Objective:
Copy every line from the data below in which the string "matplotlib" can be found.

Supplied information:
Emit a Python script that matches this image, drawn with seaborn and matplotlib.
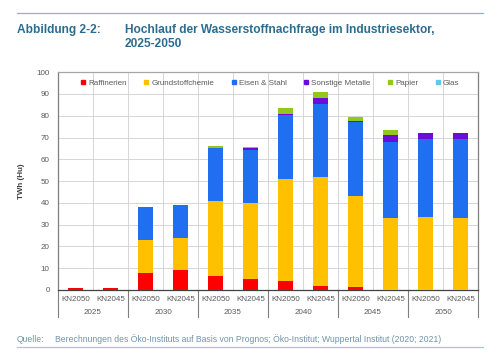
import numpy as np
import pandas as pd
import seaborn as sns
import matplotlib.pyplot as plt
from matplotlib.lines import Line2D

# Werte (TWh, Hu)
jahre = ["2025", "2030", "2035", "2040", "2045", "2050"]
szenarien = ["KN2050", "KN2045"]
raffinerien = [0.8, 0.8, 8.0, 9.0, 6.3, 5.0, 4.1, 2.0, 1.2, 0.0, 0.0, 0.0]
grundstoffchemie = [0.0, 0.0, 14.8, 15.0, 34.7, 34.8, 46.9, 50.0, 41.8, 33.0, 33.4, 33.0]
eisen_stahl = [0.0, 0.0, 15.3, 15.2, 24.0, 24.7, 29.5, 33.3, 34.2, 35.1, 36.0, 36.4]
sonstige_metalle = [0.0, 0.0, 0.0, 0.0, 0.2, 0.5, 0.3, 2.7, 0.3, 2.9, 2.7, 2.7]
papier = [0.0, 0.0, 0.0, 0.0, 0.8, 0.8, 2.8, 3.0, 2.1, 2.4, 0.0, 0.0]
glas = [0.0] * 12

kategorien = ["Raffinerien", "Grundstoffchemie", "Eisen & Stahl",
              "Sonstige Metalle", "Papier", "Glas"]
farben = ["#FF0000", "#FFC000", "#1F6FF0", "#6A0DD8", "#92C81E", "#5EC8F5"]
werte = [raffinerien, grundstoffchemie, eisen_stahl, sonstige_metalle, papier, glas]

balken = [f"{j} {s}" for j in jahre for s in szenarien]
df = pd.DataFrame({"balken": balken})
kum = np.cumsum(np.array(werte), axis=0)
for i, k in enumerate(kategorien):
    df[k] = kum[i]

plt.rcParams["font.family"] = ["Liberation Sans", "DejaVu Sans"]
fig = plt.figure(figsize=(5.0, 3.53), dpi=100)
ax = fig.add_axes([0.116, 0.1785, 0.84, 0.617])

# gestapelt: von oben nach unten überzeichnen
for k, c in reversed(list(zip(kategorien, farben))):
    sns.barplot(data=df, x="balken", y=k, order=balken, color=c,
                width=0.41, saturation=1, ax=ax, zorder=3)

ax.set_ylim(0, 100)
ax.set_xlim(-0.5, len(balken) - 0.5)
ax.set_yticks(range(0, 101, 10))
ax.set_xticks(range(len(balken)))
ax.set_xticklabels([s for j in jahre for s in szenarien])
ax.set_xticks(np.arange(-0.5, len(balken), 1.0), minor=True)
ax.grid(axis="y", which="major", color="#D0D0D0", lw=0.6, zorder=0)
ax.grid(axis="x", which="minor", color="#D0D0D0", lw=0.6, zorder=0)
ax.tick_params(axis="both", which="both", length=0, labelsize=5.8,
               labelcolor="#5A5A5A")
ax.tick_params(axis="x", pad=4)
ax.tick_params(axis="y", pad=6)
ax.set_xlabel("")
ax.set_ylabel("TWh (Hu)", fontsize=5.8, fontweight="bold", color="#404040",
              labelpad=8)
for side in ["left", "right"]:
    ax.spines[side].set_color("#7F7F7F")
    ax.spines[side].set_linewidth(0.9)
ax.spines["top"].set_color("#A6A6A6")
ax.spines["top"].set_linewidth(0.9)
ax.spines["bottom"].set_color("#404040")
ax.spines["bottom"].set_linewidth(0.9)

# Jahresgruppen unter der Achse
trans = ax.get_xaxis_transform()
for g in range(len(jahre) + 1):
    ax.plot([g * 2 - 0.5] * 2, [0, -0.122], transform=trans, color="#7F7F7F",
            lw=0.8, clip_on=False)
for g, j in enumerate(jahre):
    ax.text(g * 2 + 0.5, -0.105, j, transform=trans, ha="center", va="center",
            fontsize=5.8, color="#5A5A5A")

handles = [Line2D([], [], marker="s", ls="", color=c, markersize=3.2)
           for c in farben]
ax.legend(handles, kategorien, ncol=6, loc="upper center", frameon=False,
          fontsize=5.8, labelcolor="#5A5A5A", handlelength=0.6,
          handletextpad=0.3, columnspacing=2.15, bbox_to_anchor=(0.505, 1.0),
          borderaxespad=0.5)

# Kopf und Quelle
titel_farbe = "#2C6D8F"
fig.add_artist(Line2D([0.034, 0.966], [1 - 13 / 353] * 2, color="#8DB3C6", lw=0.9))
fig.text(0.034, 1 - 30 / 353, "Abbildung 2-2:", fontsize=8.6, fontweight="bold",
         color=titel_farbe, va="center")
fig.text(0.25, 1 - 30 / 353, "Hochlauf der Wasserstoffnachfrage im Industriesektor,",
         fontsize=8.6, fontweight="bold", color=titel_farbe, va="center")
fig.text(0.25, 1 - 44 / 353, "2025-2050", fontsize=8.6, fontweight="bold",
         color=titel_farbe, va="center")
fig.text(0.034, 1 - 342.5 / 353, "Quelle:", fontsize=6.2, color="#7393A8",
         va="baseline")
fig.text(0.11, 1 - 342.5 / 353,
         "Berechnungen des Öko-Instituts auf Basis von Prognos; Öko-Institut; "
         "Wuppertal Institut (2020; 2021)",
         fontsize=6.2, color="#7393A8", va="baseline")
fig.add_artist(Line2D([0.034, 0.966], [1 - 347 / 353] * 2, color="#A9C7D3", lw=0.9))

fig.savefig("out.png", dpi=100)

Solution to this task:
Emit a Python script that matches this image, drawn with seaborn and matplotlib.
import matplotlib.pyplot as plt
from matplotlib.lines import Line2D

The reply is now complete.